Possibly a clue can be found in a small alleyway near the back of Sadler’s Wells Theatre. Myddelton Passage today runs behind blocks of low rise flats, but back in the 1860s it skirted the filter beds of the New River Head, a large cistern called the Round Pond that stored fresh water.
Myddelton Square
The area around Myddelton Passage was in general quite a well to do area, the passage itself leading into Myddelton Square, a garden square lined with late Georgian houses. However you didn’t have to stray too far before the housing became less grand and the residents a lower social class.
Around the 1860s there started a trend to carve graffiti into the brick walls that lined each side of the passage.
365 Plymouth
TK 1913
FAH 103
The one remaining wall, the other was demolished in the 1950s has dozens of similar inscriptions along it’s length, but what do they mean, and who carved them?
Myddelton Passage
There was a theory many years ago that the walls had been built by prisoners of the Napoleonic wars, who had carved some sort of inscription, and therefore started the trend, but this doesn’t really stack up date wise.
In the early 2000s English Heritage undertook a historical survey of London, photographing and cataloguing thousands of places, one of them being Myddelton Passage. Peter Guillery of English Heritage started to look into these inscriptions and working on an idea teamed up with Margaret Bird of the Metropolitan Police Service historical archives to solve the mystery.

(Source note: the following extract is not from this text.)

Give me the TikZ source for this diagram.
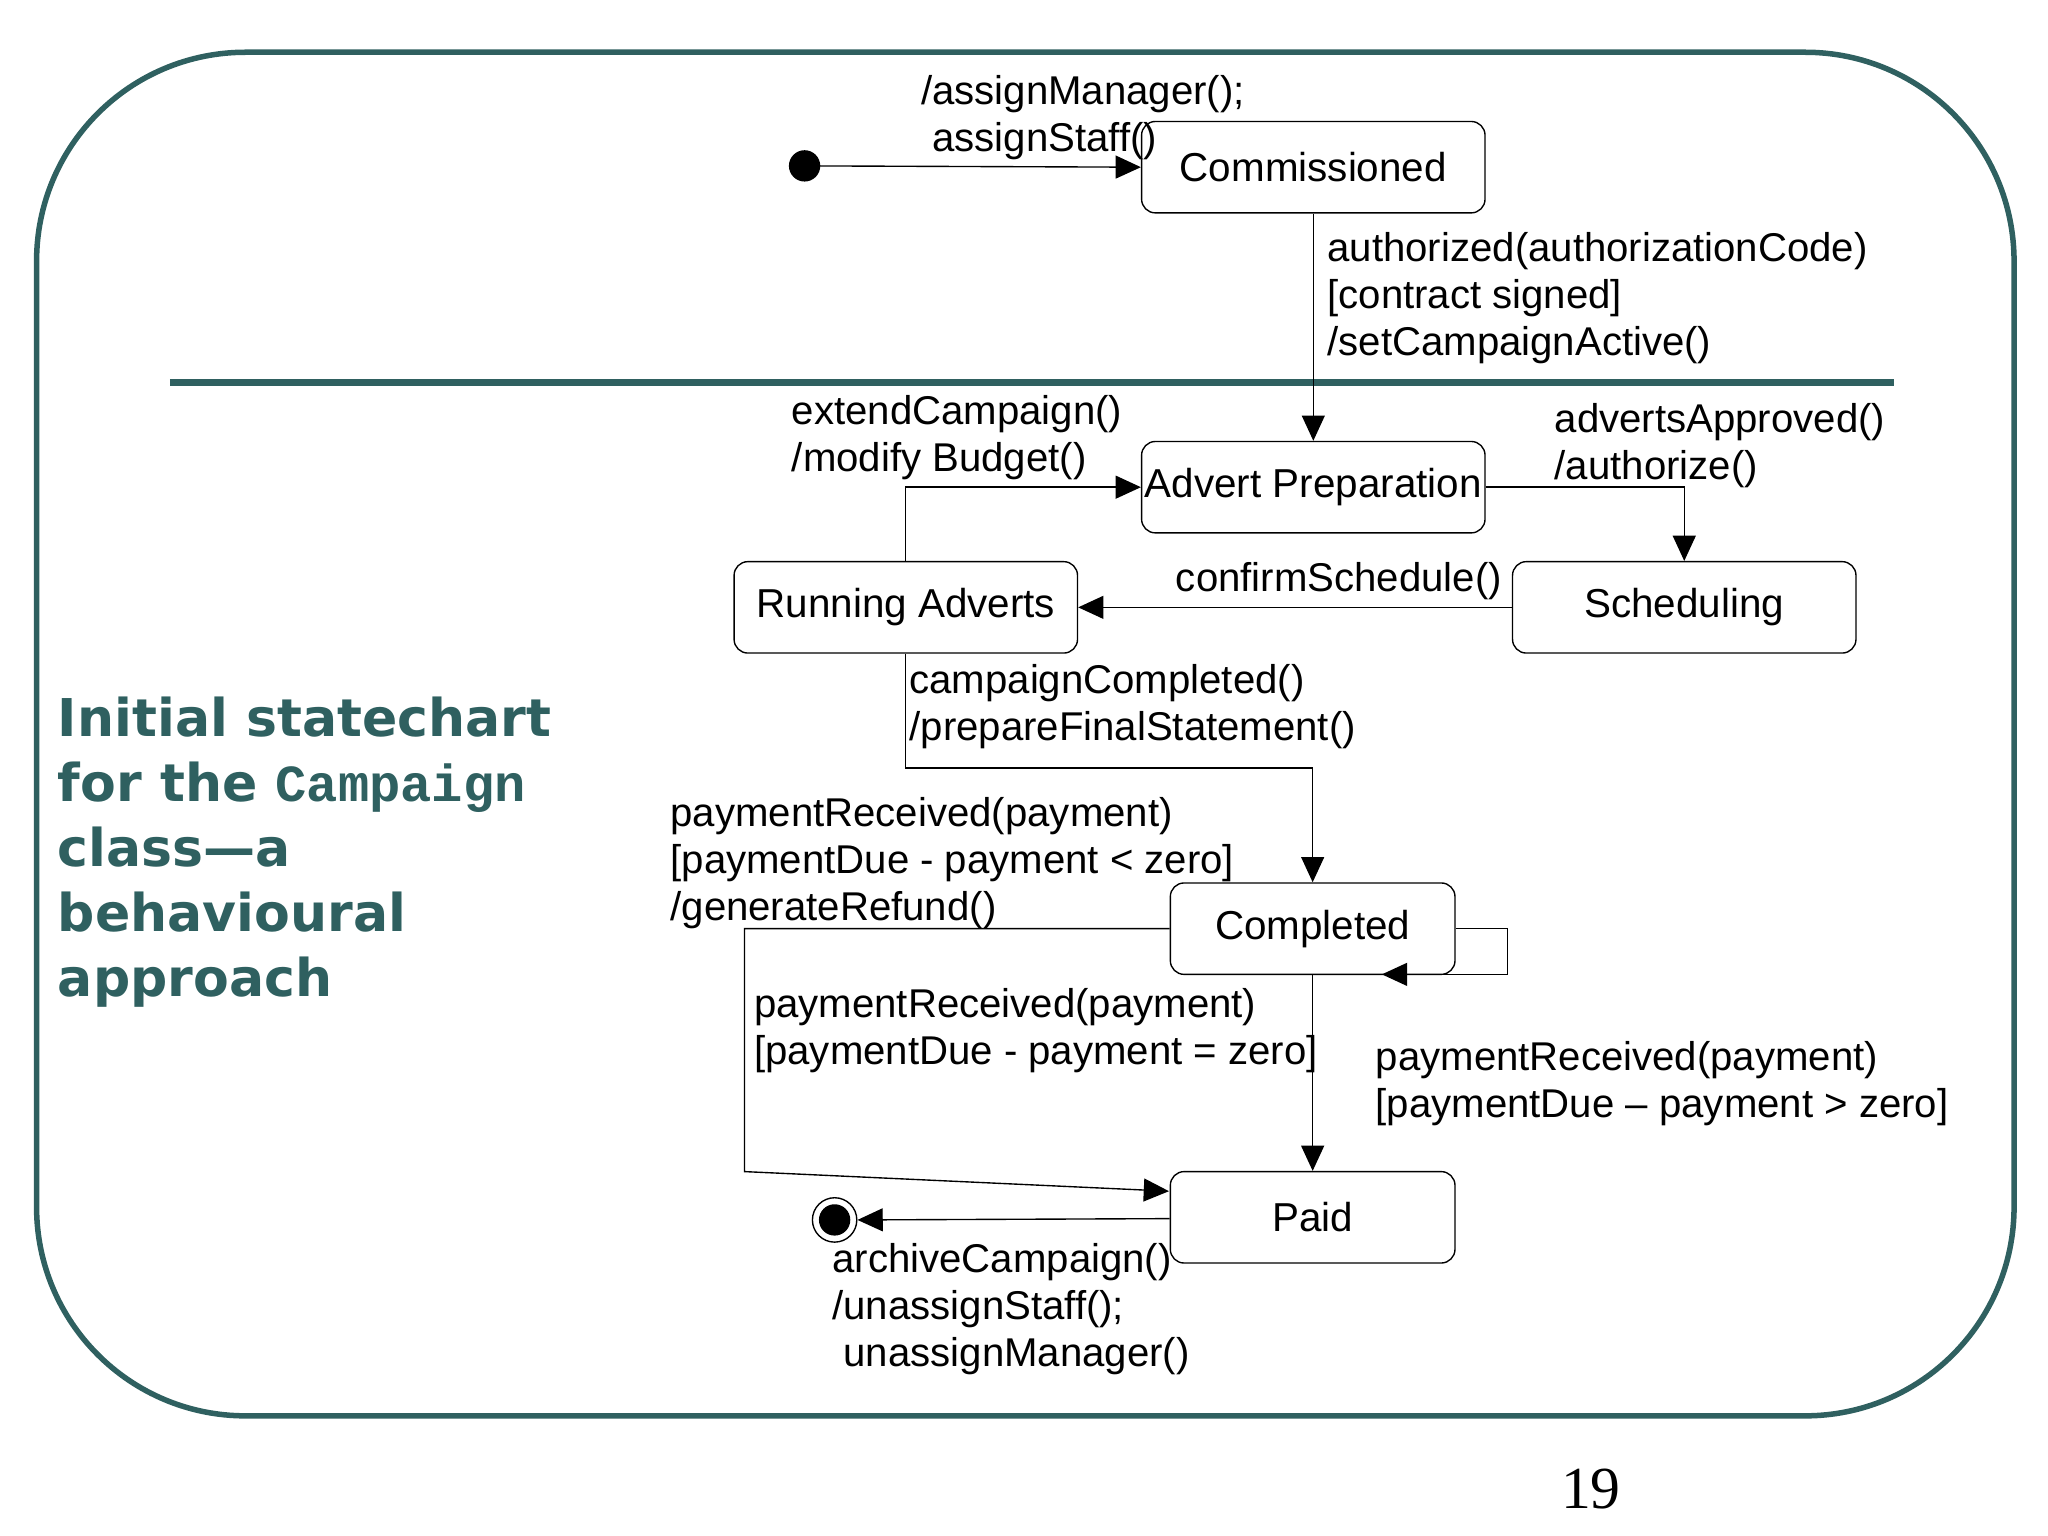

It appears that virtually all of the surviving graffiti was carved by serving Policemen of G Division based nearby in Kings Cross, who walked their beat around the area of the passage. Using the Met’s archive they even managed to collar some of the culprits from the inscription.

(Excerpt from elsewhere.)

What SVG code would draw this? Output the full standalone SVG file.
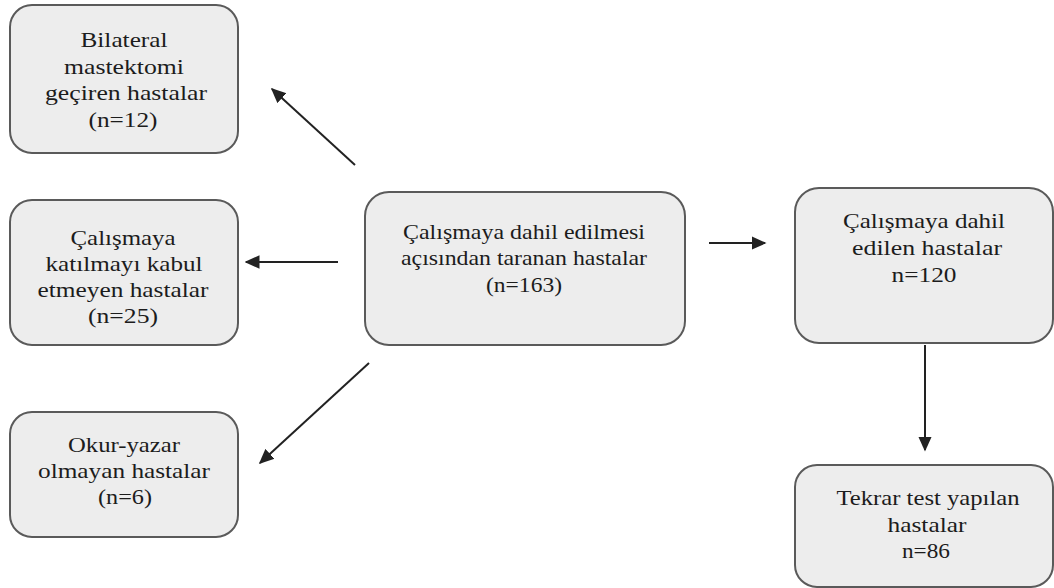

365 Plymouth turned out to be Frederick Albert Victor Moore, who joined G Division in 1886. TK 1913 was Thomas Kirkpatrick, a gamekeeper from Dumfries who joined in 1910, and FAH 103 was Frederick Albert Huntley, from Hackney.
Robinson
There is also an inscription that simply reads Robinson. This could be PC John Robinson 50767 who had joined G Division in 1868.
G Division bordered H Division (Whitechapel) the area where some of the Ripper murders were to take place. By then Robinson had risen through promotions to become a Detective Constable (DC) in plain clothes. As the murders started, the force, under pressure from the press started to dress some of their DC’s as women in an effort to lure the killer into attempting to murder them. John Robinson found himself walking the streets on the boundaries of the two divisions dressed as a less than convincing lady of the night and would frequent pubs in order to carry out surveillance on the clientele.
On the 9th October 1888 acting on information received, Robinson followed a man into a public house and watched him strike up a conversation with a young woman who he then proceeded to ply with drinks. Robinson noted that the man was carrying a knife and was also wearing a false beard. The couple adjourned to a nearby alleyway and Robinson followed. In the darkness he strove to get closer to the couple, however he must have given himself away and the woman let out a loud scream causing the man to run off. Robinson, who rose even higher in his career, always stated that he was certain that this man was the Ripper.
There was a climate of fear in the area due to the murders and following the scream a number of people ran to the woman’s assistance. First on the scene were two men James Phillips and William Jarvis who saw the figure of an inebriated woman on the ground with another woman bending over her. They intervened and were a little shocked to find that the second woman was actually a man. They demanded that Robinson explain himself and apparently with a flourish the DC removed his hat and wig proclaiming “I am a police officer“. This seemed to have enraged the two men even more than the prospect of apprehending the “Ripper” and they proceeded to attack Robinson with punches and kicks until Jarvis stabbed the policeman in the face with a stiletto. Robinson appears to have rendered one of his assailants unconscious with his truncheon (it’s unclear how he secreted it on him dressed as a woman) before fellow officers came to his rescue.
Jarvis and Phillips were arrested and stood trial at Middlesex Sessions and were sentenced to six weeks hard labour. Robinson was called to give evidence, but there is no record as to what he wore for the proceedings.